WHAT YOU ARE ASKED TO DO:
Skip the pictures, please, and write out exactly the lines from the opening of the data through the line containing "const DEPTH = 105;".

DATASET EXCERPT:
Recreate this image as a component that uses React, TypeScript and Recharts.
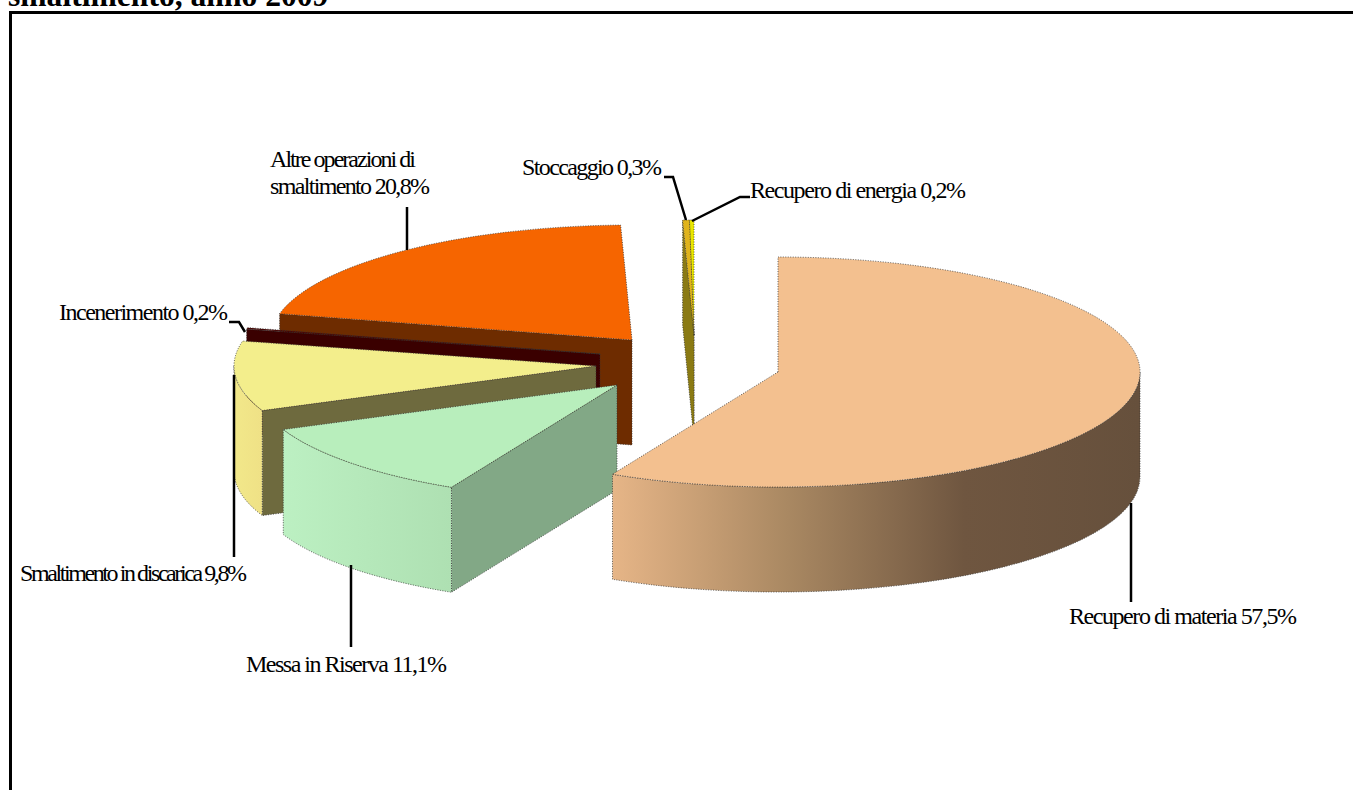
import React from "react";
import { PieChart, Pie } from "recharts";

// clockwise from 12 o'clock in the reference; reversed here so the front slices paint last
const categories = [
  "Recupero di energia",
  "Stoccaggio",
  "Altre operazioni di smaltimento",
  "Incenerimento",
  "Smaltimento in discarica",
  "Messa in Riserva",
  "Recupero di materia",
];
const shares = [0.2, 0.3, 20.8, 0.2, 9.8, 11.1, 57.5];

const data = categories.map((name, i) => ({ name, value: shares[i] }));

const RX = 362;
const RY = 115;
const DEPTH = 105;

interface SliceStyle {
  dx: number;
  dy: number;
  top: string;
  wall: string;
  rim: string[];
}

const sliceStyles: Record<string, SliceStyle> = {
  "Recupero di energia": { dx: -84, dy: -37, top: "#e9e600", wall: "#9a9410", rim: ["#e0dc00", "#c8c400"] },
  Stoccaggio: { dx: -84, dy: -37, top: "#e0b41c", wall: "#8a7a14", rim: ["#d0a818", "#b89414"] },
  "Altre operazioni di smaltimento": { dx: -146, dy: -32, top: "#f66500", wall: "#6e2c00", rim: ["#f06000", "#d05000"] },
  Incenerimento: { dx: -178, dy: -18, top: "#4a0200", wall: "#3a0000", rim: ["#4a0400", "#3a0000"] },
  "Smaltimento in discarica": { dx: -182, dy: -6, top: "#f3ee8c", wall: "#6e6a3e", rim: ["#f2e88a", "#efe186"] },
  "Messa in Riserva": { dx: -161, dy: 13, top: "#b8eebc", wall: "#82a886", rim: ["#bcf0c2", "#aee0b2"] },
  "Recupero di materia": { dx: 0, dy: 0, top: "#f3c08f", wall: "#8a6a48", rim: ["#e6b587", "#a98862", "#6f5640", "#66503c"] },
};

interface LabelLayout {
  lines: string[];
  widths: number[];
  x: number;
  y: number;
  leader: number[][];
}

const labelLayouts: Record<string, LabelLayout> = {
  "Recupero di energia": {
    lines: ["Recupero di energia 0,2%"],
    widths: [216],
    x: 750,
    y: 198,
    leader: [[750, 197], [740, 197], [692, 221]],
  },
  Stoccaggio: {
    lines: ["Stoccaggio 0,3%"],
    widths: [140],
    x: 522,
    y: 175,
    leader: [[664, 177], [673, 177], [686, 220]],
  },
  "Altre operazioni di smaltimento": {
    lines: ["Altre operazioni di", "smaltimento 20,8%"],
    widths: [146, 160],
    x: 270,
    y: 167,
    leader: [[407, 207], [407, 250]],
  },
  Incenerimento: {
    lines: ["Incenerimento 0,2%"],
    widths: [169],
    x: 59,
    y: 320,
    leader: [[229, 322], [239, 322], [245, 332]],
  },
  "Smaltimento in discarica": {
    lines: ["Smaltimento in discarica 9,8%"],
    widths: [227],
    x: 20,
    y: 581,
    leader: [[234, 375], [234, 557]],
  },
  "Messa in Riserva": {
    lines: ["Messa in Riserva 11,1%"],
    widths: [201],
    x: 246,
    y: 672,
    leader: [[351, 565], [351, 647]],
  },
  "Recupero di materia": {
    lines: ["Recupero di materia 57,5%"],
    widths: [228],
    x: 1069,
    y: 624,
    leader: [[1131, 503], [1131, 602]],
  },
};

const EDGE = { stroke: "#333", strokeWidth: 0.8, strokeDasharray: "1 1.5" };

const SliceShape = (props: any) => {
  const { cx, cy, startAngle, endAngle, index, name } = props;
  const st = sliceStyles[name ?? data[index].name];
  const a0 = Math.min(startAngle, endAngle);
  const a1 = Math.max(startAngle, endAngle);
  const ox = cx + st.dx;
  const oy = cy + st.dy;

  const pt = (a: number, drop = 0): [number, number] => {
    const r = (a * Math.PI) / 180;
    return [ox + RX * Math.cos(r), oy - RY * Math.sin(r) + drop];
  };
  const [sx, sy] = pt(a0);
  const [ex, ey] = pt(a1);
  const large = a1 - a0 > 180 ? 1 : 0;
  const topPath = `M${ox},${oy} L${sx},${sy} A${RX},${RY} 0 ${large} 0 ${ex},${ey} Z`;

  // only the walls turned towards the viewer get painted
  const wallPath = (a: number) => {
    const [x, y] = pt(a);
    return `M${ox},${oy} L${x},${y} L${x},${y + DEPTH} L${ox},${oy + DEPTH} Z`;
  };
  const startVisible = Math.sin(((a0 - 90) * Math.PI) / 180) < 0;
  const endVisible = Math.sin(((a1 + 90) * Math.PI) / 180) < 0;

  // rim is only seen on the front half of the ellipse
  const rimFrom = Math.max(a0, 180);
  const rimTo = Math.min(a1, 360);
  let rimPath = "";
  if (rimTo > rimFrom) {
    const [x0, y0] = pt(rimFrom);
    const [x1, y1] = pt(rimTo);
    rimPath = `M${x0},${y0} A${RX},${RY} 0 0 0 ${x1},${y1} L${x1},${y1 + DEPTH} A${RX},${RY} 0 0 1 ${x0},${y0 + DEPTH} Z`;
  }
  const gradId = `rim-${index}`;

  return (
    <g>
      <defs>
        <linearGradient id={gradId} x1="0" y1="0" x2="1" y2="0">
          {st.rim.map((c, i) => (
            <stop key={i} offset={i / (st.rim.length - 1)} stopColor={c} />
          ))}
        </linearGradient>
      </defs>
      {startVisible && <path d={wallPath(a0)} fill={st.wall} {...EDGE} />}
      {endVisible && <path d={wallPath(a1)} fill={st.wall} {...EDGE} />}
      {rimPath && <path d={rimPath} fill={`url(#${gradId})`} {...EDGE} />}
      <path d={topPath} fill={st.top} {...EDGE} />
    </g>
  );
};

const SliceLabel = (props: any) => {
  const layout = labelLayouts[props.name ?? data[props.index].name];
  return (
    <g>
      <polyline
        points={layout.leader.map((p) => p.join(",")).join(" ")}
        fill="none"
        stroke="#000"
        strokeWidth={2.5}
      />
      {layout.lines.map((line, i) => (
        <text
          key={i}
          x={layout.x}
          y={layout.y + i * 27}
          fill="#000"
          fontFamily="'Liberation Serif', serif"
          fontSize={24}
          textLength={layout.widths[i]}
          lengthAdjust="spacing"
        >
          {line}
        </text>
      ))}
    </g>
  );
};

const App: React.FC = () => {
  return (
    <div style={{ position: "absolute", left: 0, top: 0, width: 1353, height: 790, overflow: "hidden", background: "#fff" }}>
      <div
        style={{
          position: "absolute",
          left: 8,
          top: -18,
          fontFamily: "'Liberation Serif', serif",
          fontWeight: "bold",
          fontSize: 31.6,
          lineHeight: "27px",
          whiteSpace: "nowrap",
        }}
      >
        smaltimento, anno 2009
      </div>
      <div
        style={{
          position: "absolute",
          left: 9,
          top: 11,
          width: 1400,
          height: 800,
          borderLeft: "3px solid #000",
          borderTop: "3px solid #000",
        }}
      />
      <div style={{ position: "absolute", left: 0, top: 0 }}>
        <PieChart width={1353} height={790} margin={{ top: 0, right: 0, bottom: 0, left: 0 }}>
          <Pie
            data={data}
            dataKey="value"
            nameKey="name"
            cx={778}
            cy={372}
            innerRadius={0}
            outerRadius={RX}
            startAngle={90}
            endAngle={450}
            shape={SliceShape}
            label={SliceLabel}
            labelLine={false}
            isAnimationActive={false}
          />
        </PieChart>
      </div>
    </div>
  );
};

export default App;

RESULT OF THIS EXERCISE:
Recreate this image as a component that uses React, TypeScript and Recharts.
import React from "react";
import { PieChart, Pie } from "recharts";

// clockwise from 12 o'clock in the reference; reversed here so the front slices paint last
const categories = [
  "Recupero di energia",
  "Stoccaggio",
  "Altre operazioni di smaltimento",
  "Incenerimento",
  "Smaltimento in discarica",
  "Messa in Riserva",
  "Recupero di materia",
];
const shares = [0.2, 0.3, 20.8, 0.2, 9.8, 11.1, 57.5];

const data = categories.map((name, i) => ({ name, value: shares[i] }));

const RX = 362;
const RY = 115;
const DEPTH = 105;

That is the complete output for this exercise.